## [Directive]
Leave out all pictures. Return exactly the lines from the top of the material through the line containing "const bande1 = [null, null, null, null, null];".
--- START ---
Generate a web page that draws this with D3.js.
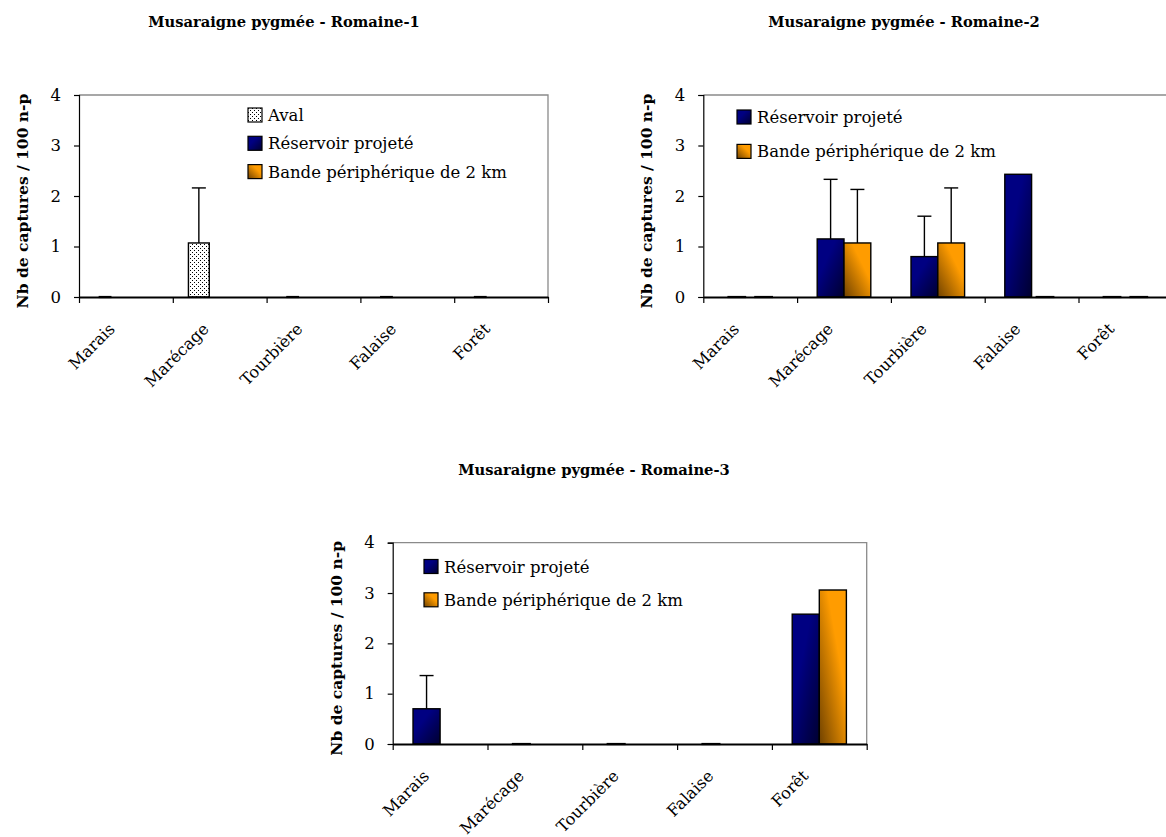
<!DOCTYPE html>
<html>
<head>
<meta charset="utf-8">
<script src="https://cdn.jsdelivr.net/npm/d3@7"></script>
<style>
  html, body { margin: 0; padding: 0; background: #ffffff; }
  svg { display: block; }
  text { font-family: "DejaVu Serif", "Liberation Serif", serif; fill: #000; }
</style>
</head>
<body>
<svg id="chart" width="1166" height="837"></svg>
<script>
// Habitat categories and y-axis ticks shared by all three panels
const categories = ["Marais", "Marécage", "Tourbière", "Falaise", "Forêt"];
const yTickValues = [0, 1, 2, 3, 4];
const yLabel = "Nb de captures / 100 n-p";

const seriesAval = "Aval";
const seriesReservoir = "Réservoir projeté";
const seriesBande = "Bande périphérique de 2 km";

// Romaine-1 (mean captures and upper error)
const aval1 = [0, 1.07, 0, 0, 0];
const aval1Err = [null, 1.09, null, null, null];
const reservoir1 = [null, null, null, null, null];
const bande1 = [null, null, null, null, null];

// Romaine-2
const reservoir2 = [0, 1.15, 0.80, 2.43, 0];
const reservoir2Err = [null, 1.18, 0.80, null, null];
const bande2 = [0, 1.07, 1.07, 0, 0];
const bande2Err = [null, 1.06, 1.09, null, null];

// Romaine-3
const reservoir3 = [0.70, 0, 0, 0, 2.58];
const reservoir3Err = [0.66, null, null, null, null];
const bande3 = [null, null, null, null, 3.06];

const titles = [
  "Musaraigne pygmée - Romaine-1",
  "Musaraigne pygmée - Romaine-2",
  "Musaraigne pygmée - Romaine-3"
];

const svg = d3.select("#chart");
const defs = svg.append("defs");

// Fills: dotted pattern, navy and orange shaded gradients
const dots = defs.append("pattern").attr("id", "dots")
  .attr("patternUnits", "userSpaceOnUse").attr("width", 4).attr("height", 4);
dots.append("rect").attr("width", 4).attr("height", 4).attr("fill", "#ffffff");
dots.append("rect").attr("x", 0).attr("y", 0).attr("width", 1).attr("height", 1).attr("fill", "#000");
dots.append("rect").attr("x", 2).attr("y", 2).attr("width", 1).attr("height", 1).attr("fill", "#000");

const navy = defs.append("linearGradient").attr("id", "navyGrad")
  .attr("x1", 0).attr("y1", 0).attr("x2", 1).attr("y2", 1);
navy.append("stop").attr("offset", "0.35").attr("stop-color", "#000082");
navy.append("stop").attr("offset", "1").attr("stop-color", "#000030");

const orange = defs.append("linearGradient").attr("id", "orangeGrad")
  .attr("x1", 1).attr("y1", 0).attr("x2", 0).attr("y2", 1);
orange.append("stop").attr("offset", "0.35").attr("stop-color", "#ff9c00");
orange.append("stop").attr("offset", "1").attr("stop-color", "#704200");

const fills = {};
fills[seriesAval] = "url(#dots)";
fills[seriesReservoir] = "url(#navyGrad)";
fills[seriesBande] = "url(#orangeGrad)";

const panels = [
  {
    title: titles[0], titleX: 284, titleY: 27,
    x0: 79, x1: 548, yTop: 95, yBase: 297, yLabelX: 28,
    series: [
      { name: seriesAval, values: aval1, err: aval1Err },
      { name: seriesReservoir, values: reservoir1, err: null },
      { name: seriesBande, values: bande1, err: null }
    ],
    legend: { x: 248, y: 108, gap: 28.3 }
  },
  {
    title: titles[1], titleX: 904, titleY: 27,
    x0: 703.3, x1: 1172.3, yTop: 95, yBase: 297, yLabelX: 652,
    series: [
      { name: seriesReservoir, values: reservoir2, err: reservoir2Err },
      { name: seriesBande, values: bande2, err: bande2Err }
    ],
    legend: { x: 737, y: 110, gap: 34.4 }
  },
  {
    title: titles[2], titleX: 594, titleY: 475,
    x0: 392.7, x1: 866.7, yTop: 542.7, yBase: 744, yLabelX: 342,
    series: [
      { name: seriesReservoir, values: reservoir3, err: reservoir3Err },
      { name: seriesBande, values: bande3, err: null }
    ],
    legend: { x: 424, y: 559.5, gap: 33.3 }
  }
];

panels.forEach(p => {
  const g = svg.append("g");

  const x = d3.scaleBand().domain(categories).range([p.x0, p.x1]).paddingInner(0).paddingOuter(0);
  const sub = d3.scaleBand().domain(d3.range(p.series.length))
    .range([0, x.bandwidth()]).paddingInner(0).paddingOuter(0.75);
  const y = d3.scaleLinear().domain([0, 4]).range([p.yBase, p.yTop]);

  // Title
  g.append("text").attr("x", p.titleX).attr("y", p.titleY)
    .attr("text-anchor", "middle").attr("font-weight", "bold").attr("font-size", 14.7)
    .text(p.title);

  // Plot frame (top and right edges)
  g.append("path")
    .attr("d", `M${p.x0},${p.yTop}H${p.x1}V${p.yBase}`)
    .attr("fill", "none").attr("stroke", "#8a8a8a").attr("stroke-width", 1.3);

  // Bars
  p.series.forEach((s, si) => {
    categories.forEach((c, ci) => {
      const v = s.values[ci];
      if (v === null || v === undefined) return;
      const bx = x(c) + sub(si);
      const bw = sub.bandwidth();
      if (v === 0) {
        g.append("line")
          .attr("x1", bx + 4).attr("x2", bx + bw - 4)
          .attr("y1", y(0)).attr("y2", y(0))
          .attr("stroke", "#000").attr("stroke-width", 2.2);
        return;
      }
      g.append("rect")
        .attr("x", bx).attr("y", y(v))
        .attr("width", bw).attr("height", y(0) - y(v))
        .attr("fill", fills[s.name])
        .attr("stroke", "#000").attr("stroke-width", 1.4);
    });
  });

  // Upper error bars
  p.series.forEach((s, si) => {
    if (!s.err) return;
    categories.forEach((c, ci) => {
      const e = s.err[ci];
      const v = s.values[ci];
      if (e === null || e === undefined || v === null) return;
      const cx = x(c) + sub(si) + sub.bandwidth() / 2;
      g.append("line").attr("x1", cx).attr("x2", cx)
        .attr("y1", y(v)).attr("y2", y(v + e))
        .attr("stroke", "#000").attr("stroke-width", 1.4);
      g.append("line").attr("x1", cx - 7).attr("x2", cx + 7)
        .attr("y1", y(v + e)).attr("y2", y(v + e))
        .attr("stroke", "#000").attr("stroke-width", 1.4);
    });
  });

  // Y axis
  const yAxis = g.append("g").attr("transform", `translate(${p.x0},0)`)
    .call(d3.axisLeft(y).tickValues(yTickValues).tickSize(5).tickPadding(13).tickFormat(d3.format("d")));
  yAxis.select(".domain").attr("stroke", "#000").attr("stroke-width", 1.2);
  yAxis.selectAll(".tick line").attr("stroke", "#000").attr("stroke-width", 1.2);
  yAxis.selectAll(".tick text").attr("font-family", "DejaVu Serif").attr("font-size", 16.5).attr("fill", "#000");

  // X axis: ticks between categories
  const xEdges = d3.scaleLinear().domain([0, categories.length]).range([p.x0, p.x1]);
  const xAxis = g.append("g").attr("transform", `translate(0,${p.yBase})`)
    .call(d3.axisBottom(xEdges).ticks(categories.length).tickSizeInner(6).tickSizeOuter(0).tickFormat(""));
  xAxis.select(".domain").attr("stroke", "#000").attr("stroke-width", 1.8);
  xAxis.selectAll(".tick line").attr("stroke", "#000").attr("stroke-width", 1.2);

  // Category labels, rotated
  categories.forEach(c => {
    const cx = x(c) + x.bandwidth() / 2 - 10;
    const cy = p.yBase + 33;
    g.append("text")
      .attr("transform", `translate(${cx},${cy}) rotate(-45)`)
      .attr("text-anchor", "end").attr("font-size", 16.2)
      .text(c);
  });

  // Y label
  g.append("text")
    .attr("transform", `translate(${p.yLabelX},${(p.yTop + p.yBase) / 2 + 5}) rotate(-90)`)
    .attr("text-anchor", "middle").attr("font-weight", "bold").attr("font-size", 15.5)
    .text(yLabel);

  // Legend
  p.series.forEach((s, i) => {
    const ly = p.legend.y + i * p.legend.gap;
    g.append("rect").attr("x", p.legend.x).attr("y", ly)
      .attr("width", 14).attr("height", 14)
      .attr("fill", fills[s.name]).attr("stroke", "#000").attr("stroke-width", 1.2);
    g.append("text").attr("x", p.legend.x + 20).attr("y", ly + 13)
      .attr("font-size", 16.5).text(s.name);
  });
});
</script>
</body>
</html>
--- END ---
## [Output of the exercise]
Generate a web page that draws this with D3.js.
<!DOCTYPE html>
<html>
<head>
<meta charset="utf-8">
<script src="https://cdn.jsdelivr.net/npm/d3@7"></script>
<style>
  html, body { margin: 0; padding: 0; background: #ffffff; }
  svg { display: block; }
  text { font-family: "DejaVu Serif", "Liberation Serif", serif; fill: #000; }
</style>
</head>
<body>
<svg id="chart" width="1166" height="837"></svg>
<script>
// Habitat categories and y-axis ticks shared by all three panels
const categories = ["Marais", "Marécage", "Tourbière", "Falaise", "Forêt"];
const yTickValues = [0, 1, 2, 3, 4];
const yLabel = "Nb de captures / 100 n-p";

const seriesAval = "Aval";
const seriesReservoir = "Réservoir projeté";
const seriesBande = "Bande périphérique de 2 km";

// Romaine-1 (mean captures and upper error)
const aval1 = [0, 1.07, 0, 0, 0];
const aval1Err = [null, 1.09, null, null, null];
const reservoir1 = [null, null, null, null, null];
const bande1 = [null, null, null, null, null];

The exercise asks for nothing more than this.